Location
- Old Road, Briton Ferry Briton Ferry, Neath Port Talbot, SA11 2ET Wales 51°38′36″N 3°48′57″W﻿ / ﻿51.64328°N 3.81594°W

Information
- Type: Comprehensive School
- Motto: Cyflwyni trwy Gredu ("Achieving through believing")
- Established: 1900s
- Closed: 25 August 2016
- Head Master: Steve Peers
- Staff: 60 (approx.)
- Gender: Unisex
- Age: 11 to 16
- Enrolment: 530 (approx.)
- Houses: Ty Coch, Ty Melyn, Ty Gwyrdd, Ty Piws
- Colours: Blue, Green and White
- Website: http://cwrtsartcomp.co.uk/

= Cwrt Sart Comprehensive School =

Cwrt Sart Community Comprehensive was a school located in Briton Ferry, Neath, Wales. It was one of the secondary schools in Neath Port Talbot, taking pupils aged 11 to 16. It opened as a council school in 1920.

==Renaming==
In 2008, the name of Cwrt Sart Comprehensive School was officially changed to Cwrt Sart Community Comprehensive School. This was carried out under the headmaster Huw Lloyd, in an attempt to incorporate the Briton Ferry community in the school. Earlier, in 2007–2008, the school motto was changed from Man's wealth is his ability to Cyflwyni trwy gredu or Achieving through believing. This was a modernisation, as the old motto was viewed as sexist, and focused on older idealisms.

==Closure==
In the autumn of 2010 there was a proposal by Neath Port Talbot council to close Cwrt Sart and two Port Talbot schools, and build a single replacement at Baglan Moors, Port Talbot, to open in September 2016. The spur for this was the falling rolls. A campaign to retain it was headed up by the governing body, with much local support. A lengthy consultation period meant that a final decision was not taken until December 2013, when the Welsh Government approved the building of a £40million replacement school. Cwrt Sart closed on 20 July 2016, three years after a final decision was made to close the school. Cwrt Sart officially closed its doors to pupils on 25 August 2016, after results day. A few months later plans to knock the existing site down and replace it with a new Welsh speaking primary school "Ysgol Newydd Briton Ferry" started and are still ongoing.

==Carreg Hir==
In the school playground was The Carreg Hir ('long stone'), a standing stone probably dating to the Bronze Age, 9 ft 2 in (2.8 m) high, 5 ft 7 in (1.7 m) wide and about 2 ft (0.6 m) thick. The stone was set into a concrete plinth in recent times, though it is believed to be in its original location. Archaeologists think that it may once have stood upon a mound, overlooking the River Neath. It is a Scheduled Monument.
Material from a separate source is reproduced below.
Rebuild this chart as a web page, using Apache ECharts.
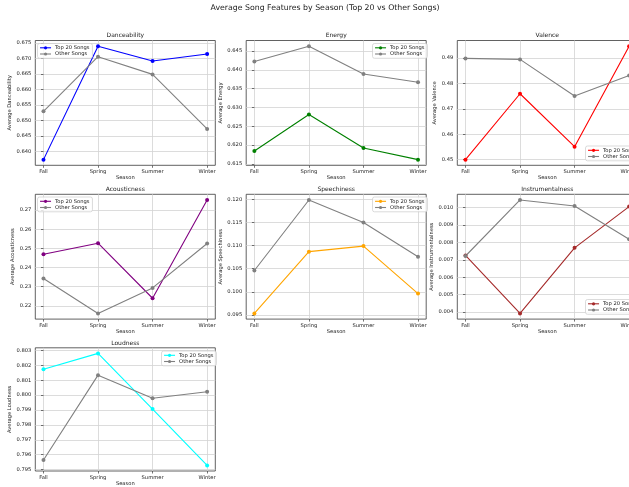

There is a published 1848 reference to this stone in which it says that "there is a charm, not yet discovered, which can compel [the stone] to speak, and for once to reveal the secret of its history: but that having once spoken it will be silent forever." Another legend says that there is an underground passage leading between the stone and Neath Abbey some 1.3 miles (2.1 km) to the North; the stone is said to be aligned upon it.